#### STATED PROBLEM:
Repeat only the lines below that run from the line with "Clone this diagram in TikZ." to the line with "(0,0) rectangle (1366,525);", ends included; skip every picture.

[Start]

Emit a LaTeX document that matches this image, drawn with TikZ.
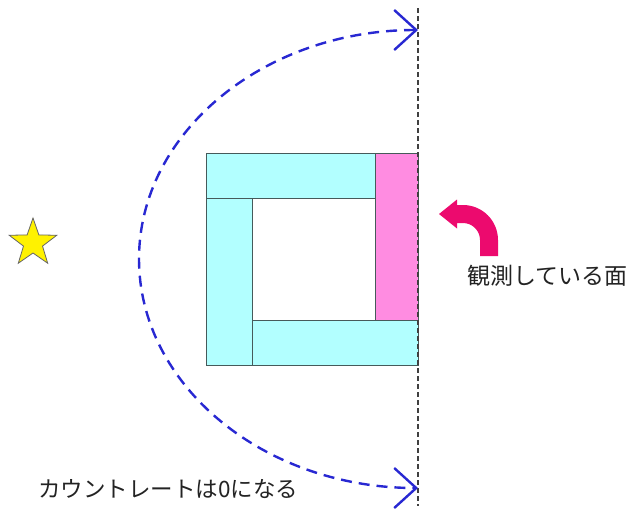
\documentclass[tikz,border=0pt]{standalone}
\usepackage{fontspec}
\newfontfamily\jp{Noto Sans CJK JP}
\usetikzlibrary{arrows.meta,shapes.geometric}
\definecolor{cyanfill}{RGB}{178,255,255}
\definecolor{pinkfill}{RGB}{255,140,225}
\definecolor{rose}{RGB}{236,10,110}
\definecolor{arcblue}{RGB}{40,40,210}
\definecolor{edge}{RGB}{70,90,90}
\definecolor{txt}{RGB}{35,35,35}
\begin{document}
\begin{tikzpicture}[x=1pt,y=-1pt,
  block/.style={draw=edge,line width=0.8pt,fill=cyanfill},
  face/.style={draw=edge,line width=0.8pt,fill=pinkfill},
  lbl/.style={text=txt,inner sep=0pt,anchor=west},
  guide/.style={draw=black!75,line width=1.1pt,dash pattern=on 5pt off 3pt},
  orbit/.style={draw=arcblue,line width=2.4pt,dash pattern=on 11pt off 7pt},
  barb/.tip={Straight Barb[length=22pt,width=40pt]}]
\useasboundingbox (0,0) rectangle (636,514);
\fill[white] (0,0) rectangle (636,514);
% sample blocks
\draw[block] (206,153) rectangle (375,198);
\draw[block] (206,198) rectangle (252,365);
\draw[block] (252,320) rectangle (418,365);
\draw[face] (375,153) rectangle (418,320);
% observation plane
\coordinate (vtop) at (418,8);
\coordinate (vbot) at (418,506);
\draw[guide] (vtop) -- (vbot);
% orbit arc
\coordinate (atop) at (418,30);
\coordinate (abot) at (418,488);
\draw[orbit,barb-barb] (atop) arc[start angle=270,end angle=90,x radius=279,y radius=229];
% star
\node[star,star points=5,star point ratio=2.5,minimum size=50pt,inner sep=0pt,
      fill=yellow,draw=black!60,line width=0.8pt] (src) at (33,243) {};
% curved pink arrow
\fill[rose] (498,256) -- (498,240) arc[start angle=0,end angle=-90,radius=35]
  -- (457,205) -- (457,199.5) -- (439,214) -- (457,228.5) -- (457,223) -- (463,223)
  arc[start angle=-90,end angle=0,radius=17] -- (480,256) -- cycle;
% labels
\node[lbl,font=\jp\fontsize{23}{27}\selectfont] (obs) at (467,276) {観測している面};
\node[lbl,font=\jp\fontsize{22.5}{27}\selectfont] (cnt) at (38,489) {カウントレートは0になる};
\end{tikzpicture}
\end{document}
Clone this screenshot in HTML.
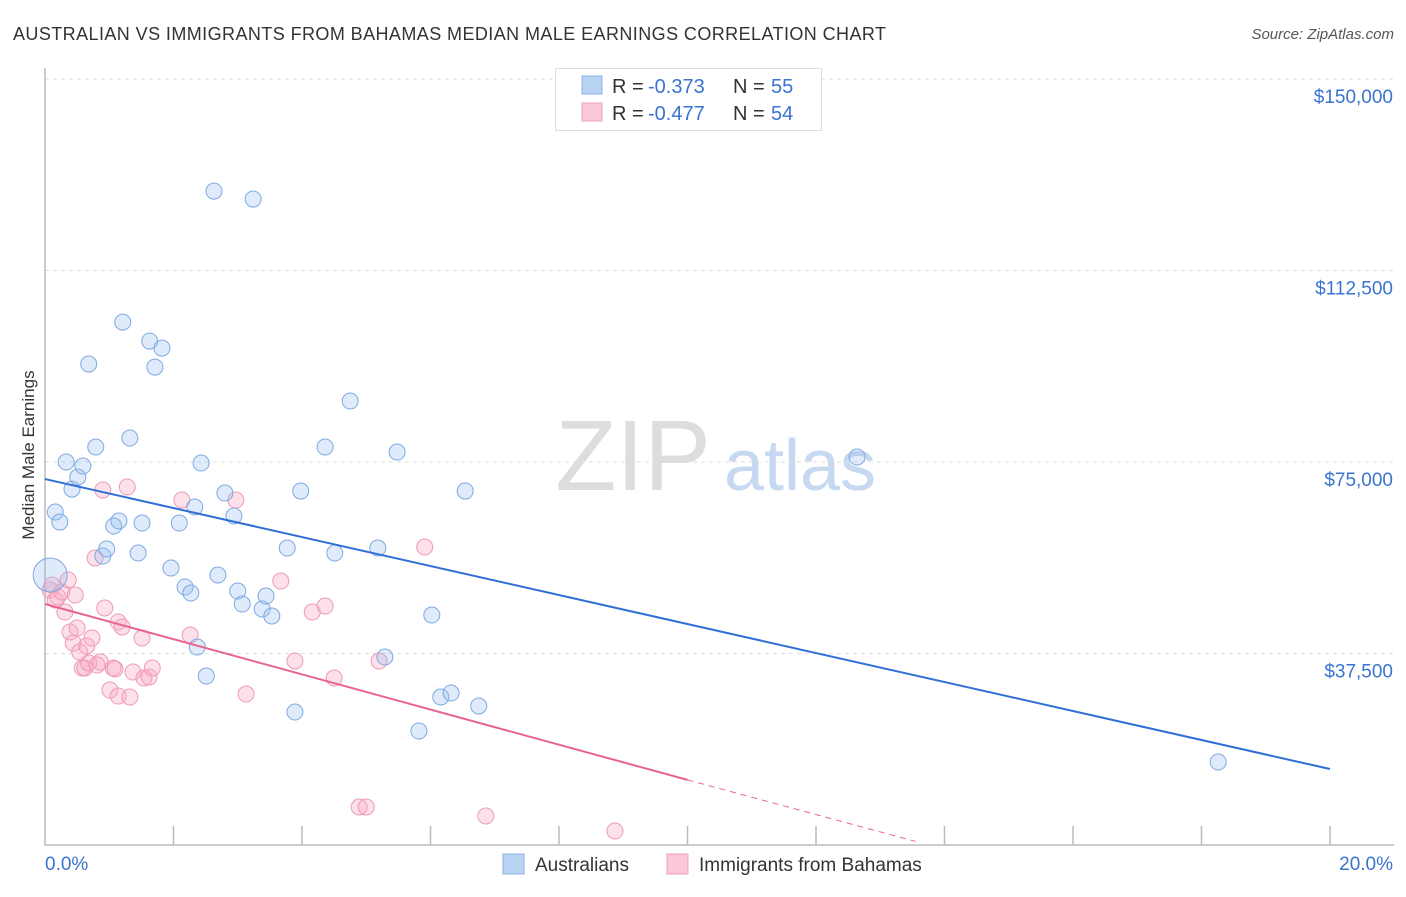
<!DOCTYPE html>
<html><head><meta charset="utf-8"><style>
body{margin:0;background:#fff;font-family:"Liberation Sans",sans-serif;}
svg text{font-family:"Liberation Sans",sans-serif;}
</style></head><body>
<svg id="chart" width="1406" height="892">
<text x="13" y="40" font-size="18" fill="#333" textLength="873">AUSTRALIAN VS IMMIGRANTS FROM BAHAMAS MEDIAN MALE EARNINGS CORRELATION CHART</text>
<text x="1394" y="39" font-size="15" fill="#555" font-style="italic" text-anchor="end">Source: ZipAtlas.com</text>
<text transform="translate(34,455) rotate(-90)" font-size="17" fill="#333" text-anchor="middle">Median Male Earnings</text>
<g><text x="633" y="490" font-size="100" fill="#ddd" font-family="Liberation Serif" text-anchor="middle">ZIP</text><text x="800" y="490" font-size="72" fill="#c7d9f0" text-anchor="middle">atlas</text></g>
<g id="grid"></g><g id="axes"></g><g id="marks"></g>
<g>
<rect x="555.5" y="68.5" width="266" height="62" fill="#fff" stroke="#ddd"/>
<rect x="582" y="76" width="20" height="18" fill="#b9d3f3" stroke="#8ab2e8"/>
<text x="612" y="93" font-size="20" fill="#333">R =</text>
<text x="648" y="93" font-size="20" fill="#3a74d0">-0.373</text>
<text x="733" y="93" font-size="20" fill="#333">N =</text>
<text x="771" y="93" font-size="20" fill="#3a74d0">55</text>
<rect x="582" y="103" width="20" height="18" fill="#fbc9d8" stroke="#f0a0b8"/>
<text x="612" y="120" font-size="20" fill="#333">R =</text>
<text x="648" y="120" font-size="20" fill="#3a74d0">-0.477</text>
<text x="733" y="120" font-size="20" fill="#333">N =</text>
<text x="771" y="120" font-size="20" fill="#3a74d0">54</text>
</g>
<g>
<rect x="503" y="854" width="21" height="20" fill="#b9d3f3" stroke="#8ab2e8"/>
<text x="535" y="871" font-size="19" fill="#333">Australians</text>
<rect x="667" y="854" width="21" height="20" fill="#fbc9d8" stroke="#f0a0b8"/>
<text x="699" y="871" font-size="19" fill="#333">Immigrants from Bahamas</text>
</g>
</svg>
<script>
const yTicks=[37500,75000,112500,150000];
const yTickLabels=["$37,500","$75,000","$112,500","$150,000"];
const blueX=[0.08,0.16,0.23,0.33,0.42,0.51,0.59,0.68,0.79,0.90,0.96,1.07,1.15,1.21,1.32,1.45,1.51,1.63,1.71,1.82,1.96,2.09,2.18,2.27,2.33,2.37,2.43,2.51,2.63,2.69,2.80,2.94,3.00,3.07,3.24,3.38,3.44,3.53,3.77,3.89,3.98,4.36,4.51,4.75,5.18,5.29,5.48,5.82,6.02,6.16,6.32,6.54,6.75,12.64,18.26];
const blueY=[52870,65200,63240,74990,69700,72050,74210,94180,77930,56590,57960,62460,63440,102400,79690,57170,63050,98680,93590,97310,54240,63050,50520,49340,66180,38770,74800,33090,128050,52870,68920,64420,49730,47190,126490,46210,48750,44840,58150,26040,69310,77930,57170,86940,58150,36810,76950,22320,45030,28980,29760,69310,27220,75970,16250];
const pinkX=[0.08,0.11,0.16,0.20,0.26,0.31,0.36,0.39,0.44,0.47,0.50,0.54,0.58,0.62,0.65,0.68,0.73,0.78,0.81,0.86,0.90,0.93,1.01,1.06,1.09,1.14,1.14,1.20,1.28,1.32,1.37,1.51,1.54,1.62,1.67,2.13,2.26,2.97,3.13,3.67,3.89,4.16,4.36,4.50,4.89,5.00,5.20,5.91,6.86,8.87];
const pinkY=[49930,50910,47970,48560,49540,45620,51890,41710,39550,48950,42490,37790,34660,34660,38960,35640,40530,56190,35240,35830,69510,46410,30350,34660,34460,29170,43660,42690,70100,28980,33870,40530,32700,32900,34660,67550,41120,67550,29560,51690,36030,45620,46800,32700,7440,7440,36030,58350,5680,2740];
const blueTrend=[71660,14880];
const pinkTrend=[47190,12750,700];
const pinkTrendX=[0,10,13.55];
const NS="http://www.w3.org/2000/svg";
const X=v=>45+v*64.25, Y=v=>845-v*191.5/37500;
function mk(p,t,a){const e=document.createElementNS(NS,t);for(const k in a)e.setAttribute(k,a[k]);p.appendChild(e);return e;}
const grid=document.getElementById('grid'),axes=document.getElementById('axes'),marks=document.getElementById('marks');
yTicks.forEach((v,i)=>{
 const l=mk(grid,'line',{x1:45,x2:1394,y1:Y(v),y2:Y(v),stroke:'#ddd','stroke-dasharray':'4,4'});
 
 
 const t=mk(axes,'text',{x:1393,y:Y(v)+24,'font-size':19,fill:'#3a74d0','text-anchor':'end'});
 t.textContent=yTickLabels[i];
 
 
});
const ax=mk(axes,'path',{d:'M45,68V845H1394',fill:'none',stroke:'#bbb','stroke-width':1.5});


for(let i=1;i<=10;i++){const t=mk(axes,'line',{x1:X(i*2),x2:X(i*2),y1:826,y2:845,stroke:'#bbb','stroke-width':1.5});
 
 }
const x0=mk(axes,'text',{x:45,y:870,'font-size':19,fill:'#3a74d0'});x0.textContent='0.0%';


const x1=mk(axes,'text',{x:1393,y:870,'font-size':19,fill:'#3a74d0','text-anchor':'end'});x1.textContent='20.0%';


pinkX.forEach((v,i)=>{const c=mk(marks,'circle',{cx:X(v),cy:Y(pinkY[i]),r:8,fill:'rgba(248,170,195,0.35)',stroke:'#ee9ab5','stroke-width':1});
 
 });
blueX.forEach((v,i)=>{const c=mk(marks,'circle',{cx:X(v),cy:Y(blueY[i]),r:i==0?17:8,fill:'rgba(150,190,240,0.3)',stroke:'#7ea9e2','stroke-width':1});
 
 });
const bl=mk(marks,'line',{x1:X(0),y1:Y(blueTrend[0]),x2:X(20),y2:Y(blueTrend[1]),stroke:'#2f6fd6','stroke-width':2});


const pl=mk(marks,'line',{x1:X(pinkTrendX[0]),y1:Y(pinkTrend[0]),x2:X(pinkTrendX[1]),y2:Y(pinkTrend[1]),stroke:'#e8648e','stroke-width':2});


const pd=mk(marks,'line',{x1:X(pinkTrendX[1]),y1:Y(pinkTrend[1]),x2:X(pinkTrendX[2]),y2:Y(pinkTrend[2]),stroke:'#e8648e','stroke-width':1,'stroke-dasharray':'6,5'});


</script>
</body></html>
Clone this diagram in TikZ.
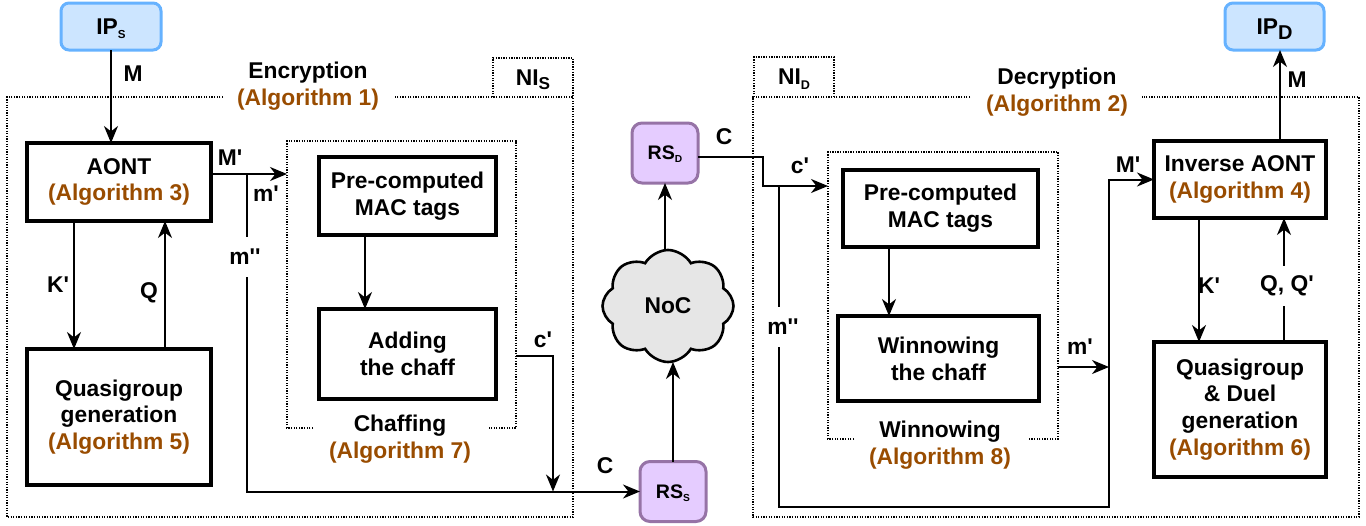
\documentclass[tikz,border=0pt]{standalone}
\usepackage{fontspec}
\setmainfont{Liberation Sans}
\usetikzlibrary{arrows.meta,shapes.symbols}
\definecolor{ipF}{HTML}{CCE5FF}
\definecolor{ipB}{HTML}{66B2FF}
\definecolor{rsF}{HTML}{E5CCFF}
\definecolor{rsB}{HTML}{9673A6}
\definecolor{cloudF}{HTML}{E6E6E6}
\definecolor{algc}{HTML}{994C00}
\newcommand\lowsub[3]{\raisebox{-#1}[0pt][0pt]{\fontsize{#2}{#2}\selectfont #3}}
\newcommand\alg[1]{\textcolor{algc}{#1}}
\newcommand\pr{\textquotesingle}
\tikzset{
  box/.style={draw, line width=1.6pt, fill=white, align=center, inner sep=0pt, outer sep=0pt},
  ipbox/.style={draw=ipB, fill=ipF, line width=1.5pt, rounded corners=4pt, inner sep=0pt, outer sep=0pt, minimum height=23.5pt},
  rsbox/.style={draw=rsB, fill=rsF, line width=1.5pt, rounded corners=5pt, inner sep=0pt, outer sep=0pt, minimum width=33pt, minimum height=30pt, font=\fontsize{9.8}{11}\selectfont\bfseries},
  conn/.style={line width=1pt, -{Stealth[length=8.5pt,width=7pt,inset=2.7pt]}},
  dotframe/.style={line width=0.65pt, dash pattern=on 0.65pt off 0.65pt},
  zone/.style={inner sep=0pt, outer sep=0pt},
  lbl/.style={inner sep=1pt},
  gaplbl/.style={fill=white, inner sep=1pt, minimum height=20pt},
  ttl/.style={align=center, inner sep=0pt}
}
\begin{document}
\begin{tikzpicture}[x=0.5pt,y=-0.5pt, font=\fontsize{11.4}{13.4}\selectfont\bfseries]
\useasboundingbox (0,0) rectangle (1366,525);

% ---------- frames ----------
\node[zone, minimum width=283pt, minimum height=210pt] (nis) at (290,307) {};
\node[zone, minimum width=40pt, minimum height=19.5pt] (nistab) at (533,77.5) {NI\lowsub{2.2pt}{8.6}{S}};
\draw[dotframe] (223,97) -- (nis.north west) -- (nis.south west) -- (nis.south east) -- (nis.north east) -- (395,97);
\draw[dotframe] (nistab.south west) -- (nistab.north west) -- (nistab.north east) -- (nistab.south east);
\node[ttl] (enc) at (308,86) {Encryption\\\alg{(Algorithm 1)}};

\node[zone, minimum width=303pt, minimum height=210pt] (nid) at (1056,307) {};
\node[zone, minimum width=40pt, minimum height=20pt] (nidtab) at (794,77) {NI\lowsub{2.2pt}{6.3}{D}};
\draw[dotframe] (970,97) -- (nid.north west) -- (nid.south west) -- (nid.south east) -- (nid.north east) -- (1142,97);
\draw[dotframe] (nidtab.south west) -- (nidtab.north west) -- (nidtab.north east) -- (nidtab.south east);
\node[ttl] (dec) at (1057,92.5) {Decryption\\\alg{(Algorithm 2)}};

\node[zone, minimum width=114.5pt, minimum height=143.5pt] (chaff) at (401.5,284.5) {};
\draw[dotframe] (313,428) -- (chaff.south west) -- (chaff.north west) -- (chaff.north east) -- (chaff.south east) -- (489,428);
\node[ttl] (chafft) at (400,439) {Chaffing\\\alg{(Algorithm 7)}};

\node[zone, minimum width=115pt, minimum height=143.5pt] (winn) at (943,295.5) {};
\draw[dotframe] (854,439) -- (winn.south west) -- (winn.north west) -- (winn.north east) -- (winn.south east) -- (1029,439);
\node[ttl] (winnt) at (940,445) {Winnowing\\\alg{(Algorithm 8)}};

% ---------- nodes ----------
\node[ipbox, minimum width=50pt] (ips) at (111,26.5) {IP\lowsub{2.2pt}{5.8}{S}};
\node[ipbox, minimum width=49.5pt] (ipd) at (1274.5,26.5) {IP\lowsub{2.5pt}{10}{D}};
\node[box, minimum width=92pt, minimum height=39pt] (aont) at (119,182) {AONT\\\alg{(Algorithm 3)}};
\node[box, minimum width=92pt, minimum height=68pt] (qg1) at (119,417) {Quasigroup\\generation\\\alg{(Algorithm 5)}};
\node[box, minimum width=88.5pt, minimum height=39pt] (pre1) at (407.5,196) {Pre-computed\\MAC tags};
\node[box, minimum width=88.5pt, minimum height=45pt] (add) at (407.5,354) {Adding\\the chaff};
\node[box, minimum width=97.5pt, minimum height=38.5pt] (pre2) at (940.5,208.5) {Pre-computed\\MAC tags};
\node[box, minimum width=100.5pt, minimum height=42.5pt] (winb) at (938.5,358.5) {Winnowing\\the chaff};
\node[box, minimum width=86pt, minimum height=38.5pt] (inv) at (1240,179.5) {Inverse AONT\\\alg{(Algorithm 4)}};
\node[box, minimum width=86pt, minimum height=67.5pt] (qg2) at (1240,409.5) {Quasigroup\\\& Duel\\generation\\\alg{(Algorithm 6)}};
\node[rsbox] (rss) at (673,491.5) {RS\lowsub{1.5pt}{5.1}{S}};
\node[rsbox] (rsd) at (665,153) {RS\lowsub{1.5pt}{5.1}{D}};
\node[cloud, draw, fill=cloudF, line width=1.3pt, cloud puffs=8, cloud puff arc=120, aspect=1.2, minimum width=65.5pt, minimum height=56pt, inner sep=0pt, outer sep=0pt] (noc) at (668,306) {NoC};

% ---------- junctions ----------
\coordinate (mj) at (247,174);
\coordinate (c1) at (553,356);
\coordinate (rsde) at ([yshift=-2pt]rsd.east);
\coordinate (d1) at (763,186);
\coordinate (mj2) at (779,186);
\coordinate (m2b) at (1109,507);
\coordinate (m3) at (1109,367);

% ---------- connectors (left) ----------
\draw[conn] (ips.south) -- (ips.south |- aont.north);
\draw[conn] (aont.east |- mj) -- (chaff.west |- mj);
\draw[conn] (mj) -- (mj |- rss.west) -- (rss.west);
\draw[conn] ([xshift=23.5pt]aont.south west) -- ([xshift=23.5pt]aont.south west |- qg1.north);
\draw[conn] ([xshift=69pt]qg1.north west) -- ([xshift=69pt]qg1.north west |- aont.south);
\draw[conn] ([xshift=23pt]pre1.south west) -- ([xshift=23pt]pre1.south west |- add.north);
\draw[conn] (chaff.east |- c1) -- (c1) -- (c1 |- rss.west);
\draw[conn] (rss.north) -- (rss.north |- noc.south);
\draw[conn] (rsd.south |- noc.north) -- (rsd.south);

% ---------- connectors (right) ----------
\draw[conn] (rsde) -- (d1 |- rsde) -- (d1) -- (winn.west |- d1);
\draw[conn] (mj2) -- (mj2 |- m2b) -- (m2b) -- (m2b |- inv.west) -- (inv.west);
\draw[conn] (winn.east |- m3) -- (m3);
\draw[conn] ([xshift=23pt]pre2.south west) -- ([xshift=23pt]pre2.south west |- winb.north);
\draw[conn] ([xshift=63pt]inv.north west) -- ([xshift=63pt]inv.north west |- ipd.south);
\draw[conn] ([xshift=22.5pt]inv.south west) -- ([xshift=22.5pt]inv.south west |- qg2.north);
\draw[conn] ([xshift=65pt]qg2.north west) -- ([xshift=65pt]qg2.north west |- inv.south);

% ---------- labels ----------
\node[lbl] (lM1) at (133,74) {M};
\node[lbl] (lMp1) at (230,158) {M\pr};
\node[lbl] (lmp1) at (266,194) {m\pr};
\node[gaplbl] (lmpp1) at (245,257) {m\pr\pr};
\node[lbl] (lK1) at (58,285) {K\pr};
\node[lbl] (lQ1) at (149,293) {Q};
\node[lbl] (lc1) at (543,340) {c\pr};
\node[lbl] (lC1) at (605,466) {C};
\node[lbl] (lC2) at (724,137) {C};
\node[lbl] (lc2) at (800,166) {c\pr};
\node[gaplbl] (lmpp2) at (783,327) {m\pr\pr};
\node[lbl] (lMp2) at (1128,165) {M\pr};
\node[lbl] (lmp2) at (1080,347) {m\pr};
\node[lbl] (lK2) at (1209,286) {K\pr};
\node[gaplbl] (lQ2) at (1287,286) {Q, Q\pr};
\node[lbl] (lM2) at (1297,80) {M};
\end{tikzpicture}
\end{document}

[End]

#### WRITTEN RESPONSE:
Clone this diagram in TikZ.
\documentclass[tikz,border=0pt]{standalone}
\usepackage{fontspec}
\setmainfont{Liberation Sans}
\usetikzlibrary{arrows.meta,shapes.symbols}
\definecolor{ipF}{HTML}{CCE5FF}
\definecolor{ipB}{HTML}{66B2FF}
\definecolor{rsF}{HTML}{E5CCFF}
\definecolor{rsB}{HTML}{9673A6}
\definecolor{cloudF}{HTML}{E6E6E6}
\definecolor{algc}{HTML}{994C00}
\newcommand\lowsub[3]{\raisebox{-#1}[0pt][0pt]{\fontsize{#2}{#2}\selectfont #3}}
\newcommand\alg[1]{\textcolor{algc}{#1}}
\newcommand\pr{\textquotesingle}
\tikzset{
  box/.style={draw, line width=1.6pt, fill=white, align=center, inner sep=0pt, outer sep=0pt},
  ipbox/.style={draw=ipB, fill=ipF, line width=1.5pt, rounded corners=4pt, inner sep=0pt, outer sep=0pt, minimum height=23.5pt},
  rsbox/.style={draw=rsB, fill=rsF, line width=1.5pt, rounded corners=5pt, inner sep=0pt, outer sep=0pt, minimum width=33pt, minimum height=30pt, font=\fontsize{9.8}{11}\selectfont\bfseries},
  conn/.style={line width=1pt, -{Stealth[length=8.5pt,width=7pt,inset=2.7pt]}},
  dotframe/.style={line width=0.65pt, dash pattern=on 0.65pt off 0.65pt},
  zone/.style={inner sep=0pt, outer sep=0pt},
  lbl/.style={inner sep=1pt},
  gaplbl/.style={fill=white, inner sep=1pt, minimum height=20pt},
  ttl/.style={align=center, inner sep=0pt}
}
\begin{document}
\begin{tikzpicture}[x=0.5pt,y=-0.5pt, font=\fontsize{11.4}{13.4}\selectfont\bfseries]
\useasboundingbox (0,0) rectangle (1366,525);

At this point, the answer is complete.